_DATA SHOWN_:

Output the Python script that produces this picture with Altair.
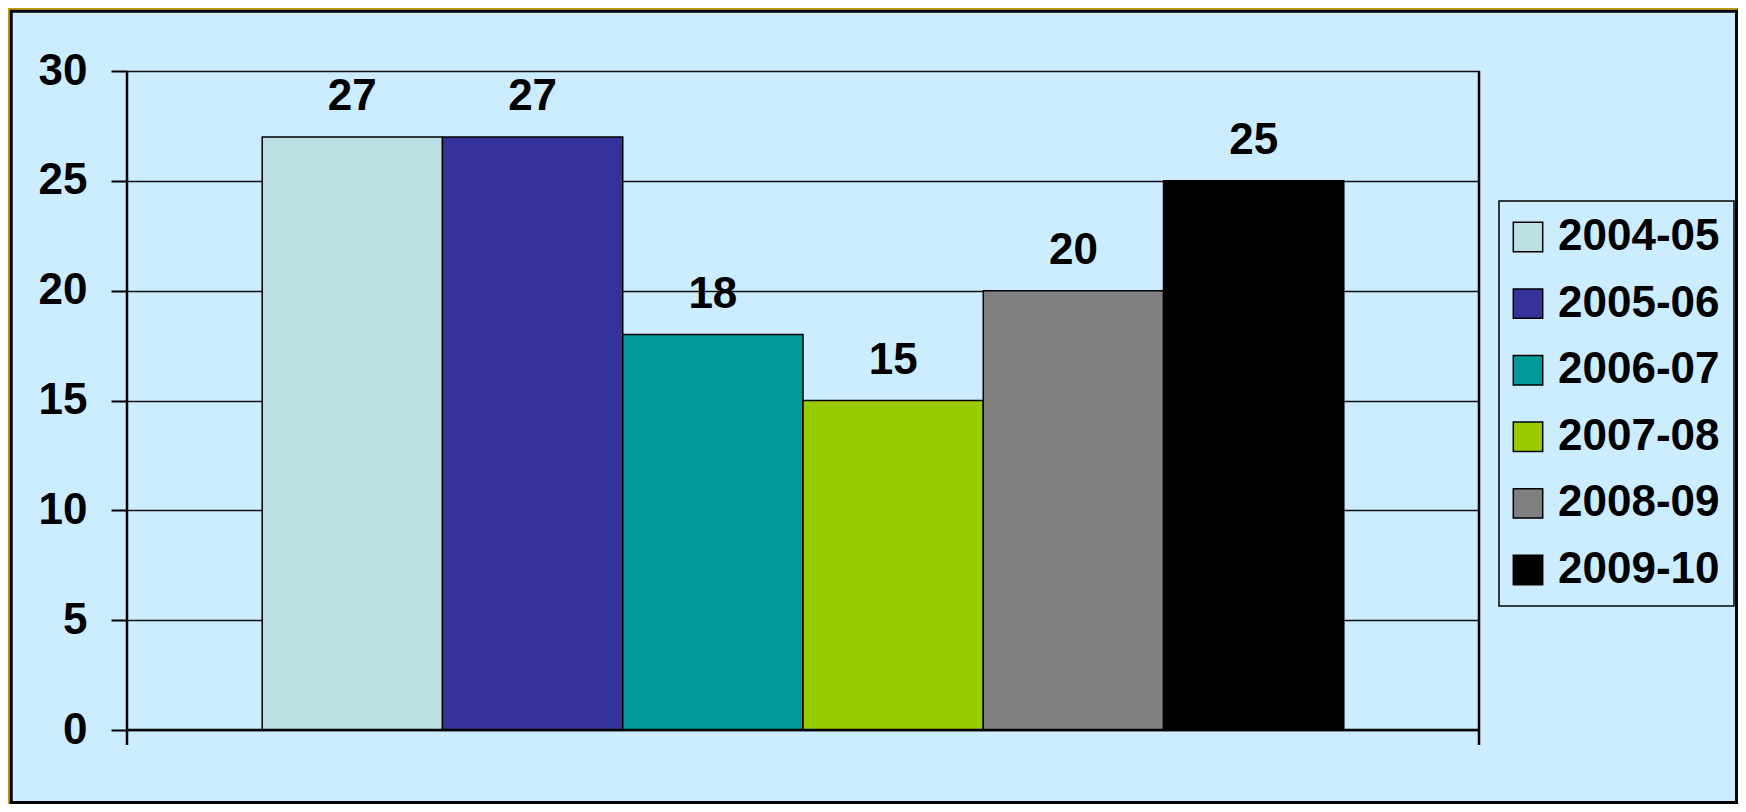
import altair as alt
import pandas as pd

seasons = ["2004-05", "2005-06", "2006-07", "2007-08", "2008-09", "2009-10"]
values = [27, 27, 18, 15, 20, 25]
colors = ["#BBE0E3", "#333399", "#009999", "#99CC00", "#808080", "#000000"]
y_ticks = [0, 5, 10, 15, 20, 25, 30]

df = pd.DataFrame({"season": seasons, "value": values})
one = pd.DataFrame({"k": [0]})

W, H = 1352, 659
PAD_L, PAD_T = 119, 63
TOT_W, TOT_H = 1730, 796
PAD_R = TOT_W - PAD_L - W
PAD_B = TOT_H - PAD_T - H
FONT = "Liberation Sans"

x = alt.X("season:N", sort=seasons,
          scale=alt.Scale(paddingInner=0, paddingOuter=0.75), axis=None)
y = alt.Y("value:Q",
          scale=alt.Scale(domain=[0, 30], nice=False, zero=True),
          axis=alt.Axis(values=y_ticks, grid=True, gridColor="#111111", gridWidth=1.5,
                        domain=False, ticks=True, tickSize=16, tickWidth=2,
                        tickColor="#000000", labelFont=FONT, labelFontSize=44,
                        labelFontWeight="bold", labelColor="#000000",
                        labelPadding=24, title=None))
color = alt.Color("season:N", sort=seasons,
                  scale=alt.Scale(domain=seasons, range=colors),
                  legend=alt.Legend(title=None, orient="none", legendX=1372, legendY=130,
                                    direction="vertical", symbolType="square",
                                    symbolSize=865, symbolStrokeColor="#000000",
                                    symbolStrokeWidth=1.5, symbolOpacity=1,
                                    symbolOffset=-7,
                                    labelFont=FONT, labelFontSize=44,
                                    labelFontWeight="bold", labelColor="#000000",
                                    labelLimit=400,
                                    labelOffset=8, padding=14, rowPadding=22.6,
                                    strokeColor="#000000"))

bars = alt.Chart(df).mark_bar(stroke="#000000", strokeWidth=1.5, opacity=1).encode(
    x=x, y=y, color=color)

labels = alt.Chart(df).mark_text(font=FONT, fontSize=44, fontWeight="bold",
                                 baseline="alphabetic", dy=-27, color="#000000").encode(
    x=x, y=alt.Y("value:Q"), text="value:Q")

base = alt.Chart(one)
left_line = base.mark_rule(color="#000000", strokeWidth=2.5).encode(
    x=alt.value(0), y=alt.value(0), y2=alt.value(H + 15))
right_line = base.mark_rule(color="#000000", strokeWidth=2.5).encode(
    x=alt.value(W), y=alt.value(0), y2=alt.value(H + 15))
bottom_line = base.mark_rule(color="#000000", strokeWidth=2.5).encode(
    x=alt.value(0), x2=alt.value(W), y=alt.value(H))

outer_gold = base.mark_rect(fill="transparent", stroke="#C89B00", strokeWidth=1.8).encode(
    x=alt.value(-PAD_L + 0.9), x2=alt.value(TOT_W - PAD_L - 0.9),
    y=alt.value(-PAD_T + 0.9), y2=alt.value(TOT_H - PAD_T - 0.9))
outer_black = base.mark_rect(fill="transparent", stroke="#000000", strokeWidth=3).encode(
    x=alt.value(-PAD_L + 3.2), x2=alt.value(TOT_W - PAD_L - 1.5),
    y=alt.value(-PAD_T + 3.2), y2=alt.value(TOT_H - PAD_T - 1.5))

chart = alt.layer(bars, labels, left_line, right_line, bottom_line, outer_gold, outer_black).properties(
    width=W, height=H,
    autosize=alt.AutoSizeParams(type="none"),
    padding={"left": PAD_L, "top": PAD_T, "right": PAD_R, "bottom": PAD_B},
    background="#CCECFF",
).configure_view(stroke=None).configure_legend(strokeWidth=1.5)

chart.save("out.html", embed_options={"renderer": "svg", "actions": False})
* * *
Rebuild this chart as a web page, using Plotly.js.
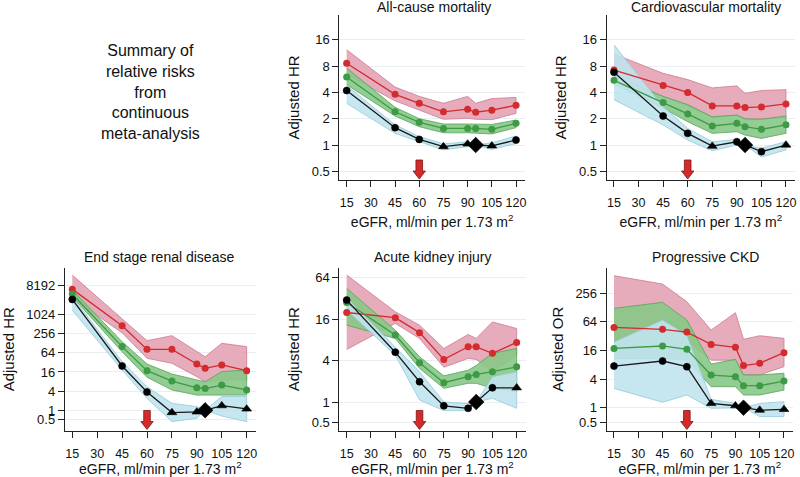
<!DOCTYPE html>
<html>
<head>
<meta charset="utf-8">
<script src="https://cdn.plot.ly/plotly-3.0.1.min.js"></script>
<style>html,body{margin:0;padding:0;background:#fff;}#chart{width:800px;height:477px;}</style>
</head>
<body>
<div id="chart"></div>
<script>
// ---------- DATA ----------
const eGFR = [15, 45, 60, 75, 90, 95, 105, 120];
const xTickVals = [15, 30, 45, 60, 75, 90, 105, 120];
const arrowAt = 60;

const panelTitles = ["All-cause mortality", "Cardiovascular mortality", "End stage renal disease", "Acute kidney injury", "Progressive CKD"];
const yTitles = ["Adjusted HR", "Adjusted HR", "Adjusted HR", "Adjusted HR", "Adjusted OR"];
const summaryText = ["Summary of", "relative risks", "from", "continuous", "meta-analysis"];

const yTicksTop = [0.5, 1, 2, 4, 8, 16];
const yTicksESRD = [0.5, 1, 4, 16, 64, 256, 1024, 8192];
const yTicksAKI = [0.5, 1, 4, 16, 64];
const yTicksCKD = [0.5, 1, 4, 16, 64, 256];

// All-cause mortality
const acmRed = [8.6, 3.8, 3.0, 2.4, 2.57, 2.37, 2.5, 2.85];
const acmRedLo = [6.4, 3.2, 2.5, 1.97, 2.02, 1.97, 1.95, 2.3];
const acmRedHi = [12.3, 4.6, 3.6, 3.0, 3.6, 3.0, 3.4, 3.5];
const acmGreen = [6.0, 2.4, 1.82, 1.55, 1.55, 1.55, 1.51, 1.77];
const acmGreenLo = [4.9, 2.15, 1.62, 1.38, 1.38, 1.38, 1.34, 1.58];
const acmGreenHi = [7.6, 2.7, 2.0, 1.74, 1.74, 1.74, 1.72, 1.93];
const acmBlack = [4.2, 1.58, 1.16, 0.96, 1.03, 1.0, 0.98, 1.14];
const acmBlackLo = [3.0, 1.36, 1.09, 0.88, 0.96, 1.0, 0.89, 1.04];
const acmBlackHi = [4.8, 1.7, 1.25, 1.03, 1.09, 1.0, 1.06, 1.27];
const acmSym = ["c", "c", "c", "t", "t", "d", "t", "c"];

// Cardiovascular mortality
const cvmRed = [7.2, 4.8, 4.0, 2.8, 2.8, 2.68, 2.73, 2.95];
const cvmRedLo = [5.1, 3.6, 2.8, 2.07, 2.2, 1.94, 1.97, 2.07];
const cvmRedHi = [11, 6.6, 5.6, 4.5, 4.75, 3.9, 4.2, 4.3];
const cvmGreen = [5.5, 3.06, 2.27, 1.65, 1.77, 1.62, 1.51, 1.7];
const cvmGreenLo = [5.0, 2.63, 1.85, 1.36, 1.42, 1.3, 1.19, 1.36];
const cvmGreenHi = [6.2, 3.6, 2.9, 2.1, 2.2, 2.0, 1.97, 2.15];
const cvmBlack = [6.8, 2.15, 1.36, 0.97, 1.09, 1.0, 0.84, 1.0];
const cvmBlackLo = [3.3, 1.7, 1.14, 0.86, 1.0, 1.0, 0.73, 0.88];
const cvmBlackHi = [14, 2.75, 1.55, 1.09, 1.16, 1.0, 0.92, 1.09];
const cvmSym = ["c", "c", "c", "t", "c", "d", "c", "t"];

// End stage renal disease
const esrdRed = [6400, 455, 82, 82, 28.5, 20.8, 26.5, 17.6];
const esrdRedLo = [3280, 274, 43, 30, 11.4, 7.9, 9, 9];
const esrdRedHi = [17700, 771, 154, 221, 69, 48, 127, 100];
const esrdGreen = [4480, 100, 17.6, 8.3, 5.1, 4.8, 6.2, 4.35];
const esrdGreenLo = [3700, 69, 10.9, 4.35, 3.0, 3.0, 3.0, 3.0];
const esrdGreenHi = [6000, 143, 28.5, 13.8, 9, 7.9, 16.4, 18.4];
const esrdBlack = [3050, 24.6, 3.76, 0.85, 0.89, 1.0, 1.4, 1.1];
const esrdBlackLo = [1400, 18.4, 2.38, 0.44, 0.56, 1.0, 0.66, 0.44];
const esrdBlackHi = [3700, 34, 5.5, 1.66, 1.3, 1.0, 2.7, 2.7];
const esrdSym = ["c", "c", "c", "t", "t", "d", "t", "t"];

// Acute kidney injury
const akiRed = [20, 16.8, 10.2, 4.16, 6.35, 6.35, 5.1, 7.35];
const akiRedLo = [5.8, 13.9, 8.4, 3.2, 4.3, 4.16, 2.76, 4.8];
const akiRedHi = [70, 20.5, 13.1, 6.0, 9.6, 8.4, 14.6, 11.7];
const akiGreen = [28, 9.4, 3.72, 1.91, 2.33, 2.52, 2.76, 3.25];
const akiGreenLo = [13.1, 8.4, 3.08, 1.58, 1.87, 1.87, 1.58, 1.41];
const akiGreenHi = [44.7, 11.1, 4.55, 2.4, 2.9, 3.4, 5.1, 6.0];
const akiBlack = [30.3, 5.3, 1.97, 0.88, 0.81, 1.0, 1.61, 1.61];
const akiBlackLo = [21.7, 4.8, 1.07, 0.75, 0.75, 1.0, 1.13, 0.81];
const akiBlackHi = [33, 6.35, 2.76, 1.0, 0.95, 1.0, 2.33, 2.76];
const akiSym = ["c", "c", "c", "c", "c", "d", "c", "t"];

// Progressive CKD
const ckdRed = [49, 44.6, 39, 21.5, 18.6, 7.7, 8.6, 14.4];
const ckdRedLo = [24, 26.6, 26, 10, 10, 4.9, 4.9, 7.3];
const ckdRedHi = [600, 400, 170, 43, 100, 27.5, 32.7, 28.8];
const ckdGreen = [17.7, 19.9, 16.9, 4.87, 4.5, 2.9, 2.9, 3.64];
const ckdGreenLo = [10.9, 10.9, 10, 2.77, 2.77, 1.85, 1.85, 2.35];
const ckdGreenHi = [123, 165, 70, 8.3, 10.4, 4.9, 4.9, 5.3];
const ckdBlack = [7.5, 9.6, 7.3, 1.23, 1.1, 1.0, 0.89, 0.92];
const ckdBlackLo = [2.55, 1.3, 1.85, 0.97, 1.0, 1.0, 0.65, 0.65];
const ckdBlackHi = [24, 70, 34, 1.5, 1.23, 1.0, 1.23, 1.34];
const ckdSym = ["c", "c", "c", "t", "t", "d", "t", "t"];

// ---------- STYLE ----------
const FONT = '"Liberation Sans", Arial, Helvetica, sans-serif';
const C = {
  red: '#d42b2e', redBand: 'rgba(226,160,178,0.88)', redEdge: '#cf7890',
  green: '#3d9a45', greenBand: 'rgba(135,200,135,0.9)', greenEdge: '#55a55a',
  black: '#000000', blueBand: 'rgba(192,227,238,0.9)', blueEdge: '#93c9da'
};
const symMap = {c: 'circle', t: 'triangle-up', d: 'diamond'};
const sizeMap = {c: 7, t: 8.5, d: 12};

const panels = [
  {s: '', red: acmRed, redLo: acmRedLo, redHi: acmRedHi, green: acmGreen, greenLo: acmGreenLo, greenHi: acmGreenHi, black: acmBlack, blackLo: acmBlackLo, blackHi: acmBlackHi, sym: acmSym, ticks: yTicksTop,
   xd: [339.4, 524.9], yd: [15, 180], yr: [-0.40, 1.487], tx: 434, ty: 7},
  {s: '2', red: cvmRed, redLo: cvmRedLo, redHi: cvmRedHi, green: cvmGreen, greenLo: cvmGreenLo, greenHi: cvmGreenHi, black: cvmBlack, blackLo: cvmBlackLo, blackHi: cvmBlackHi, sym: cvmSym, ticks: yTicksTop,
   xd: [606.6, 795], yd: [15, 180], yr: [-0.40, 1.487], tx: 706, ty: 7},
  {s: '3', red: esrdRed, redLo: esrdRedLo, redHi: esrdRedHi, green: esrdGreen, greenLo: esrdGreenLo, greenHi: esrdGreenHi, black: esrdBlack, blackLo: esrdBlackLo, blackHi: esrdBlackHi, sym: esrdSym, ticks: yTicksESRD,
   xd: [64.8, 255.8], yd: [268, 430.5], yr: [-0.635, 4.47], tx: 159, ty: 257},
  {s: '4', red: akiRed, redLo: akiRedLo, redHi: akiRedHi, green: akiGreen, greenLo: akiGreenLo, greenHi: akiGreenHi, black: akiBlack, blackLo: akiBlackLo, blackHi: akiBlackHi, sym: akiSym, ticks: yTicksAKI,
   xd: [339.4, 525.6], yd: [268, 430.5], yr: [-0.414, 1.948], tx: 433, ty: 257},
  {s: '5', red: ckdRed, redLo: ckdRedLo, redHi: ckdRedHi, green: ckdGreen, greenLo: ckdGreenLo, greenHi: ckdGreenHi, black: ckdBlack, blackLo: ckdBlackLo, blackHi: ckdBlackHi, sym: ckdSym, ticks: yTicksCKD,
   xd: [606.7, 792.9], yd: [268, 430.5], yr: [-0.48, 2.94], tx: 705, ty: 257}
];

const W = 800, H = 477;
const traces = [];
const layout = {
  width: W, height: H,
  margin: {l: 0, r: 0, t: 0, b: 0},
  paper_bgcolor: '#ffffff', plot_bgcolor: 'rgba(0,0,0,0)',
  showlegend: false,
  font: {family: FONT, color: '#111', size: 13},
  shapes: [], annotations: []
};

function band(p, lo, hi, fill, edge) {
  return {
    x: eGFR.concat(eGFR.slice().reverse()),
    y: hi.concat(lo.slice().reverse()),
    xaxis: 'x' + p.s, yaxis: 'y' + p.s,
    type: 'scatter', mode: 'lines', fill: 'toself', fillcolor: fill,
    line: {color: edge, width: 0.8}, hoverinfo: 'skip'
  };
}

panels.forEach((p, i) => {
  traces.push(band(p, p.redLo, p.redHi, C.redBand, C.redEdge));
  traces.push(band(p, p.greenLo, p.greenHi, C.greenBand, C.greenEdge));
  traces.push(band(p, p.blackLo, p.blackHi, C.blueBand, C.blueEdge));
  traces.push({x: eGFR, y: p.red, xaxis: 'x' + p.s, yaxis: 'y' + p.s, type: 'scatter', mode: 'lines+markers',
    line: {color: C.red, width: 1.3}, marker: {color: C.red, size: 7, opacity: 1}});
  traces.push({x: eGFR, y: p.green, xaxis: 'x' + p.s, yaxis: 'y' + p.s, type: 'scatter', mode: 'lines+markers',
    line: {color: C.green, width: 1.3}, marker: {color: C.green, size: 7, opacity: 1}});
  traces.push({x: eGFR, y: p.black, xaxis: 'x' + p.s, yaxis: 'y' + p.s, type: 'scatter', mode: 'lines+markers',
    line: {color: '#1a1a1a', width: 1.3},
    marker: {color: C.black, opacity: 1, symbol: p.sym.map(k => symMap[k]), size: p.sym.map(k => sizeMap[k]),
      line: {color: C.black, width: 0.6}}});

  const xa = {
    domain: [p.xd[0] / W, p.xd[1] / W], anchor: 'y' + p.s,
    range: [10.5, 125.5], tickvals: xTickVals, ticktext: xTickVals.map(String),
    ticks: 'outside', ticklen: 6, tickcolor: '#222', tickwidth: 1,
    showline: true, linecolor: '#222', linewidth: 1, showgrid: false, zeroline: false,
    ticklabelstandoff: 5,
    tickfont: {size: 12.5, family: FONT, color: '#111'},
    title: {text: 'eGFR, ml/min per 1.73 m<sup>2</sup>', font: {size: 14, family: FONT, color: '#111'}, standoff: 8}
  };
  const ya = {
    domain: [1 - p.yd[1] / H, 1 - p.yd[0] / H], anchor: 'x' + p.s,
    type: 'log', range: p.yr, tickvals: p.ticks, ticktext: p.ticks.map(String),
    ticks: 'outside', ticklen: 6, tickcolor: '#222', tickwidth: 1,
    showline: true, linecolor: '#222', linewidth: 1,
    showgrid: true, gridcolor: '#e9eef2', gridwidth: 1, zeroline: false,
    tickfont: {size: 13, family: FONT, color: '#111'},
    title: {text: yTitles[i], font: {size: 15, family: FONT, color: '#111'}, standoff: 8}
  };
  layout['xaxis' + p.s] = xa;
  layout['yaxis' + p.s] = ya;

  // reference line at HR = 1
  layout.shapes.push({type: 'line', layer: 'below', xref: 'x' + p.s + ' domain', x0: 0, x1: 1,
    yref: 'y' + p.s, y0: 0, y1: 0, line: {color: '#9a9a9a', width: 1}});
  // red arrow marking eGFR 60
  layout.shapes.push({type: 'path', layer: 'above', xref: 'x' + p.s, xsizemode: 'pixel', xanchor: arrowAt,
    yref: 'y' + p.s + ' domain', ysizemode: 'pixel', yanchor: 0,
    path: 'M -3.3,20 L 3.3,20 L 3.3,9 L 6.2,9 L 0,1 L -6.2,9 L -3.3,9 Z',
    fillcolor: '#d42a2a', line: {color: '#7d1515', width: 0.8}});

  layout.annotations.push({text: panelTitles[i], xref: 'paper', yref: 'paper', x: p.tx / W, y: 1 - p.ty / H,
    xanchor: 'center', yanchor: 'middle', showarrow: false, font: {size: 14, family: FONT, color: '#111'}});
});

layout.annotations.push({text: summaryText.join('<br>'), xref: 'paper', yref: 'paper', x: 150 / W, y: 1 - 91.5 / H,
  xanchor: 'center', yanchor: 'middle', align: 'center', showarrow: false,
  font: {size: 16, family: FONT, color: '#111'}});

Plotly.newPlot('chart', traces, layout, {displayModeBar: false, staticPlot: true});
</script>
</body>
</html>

_EXERCISE_: Gather all lines where the word "this" appears.

_WRITTEN RESPONSE_:
Output the Python script that produces this picture with Altair.
Rebuild this chart as a web page, using Plotly.js.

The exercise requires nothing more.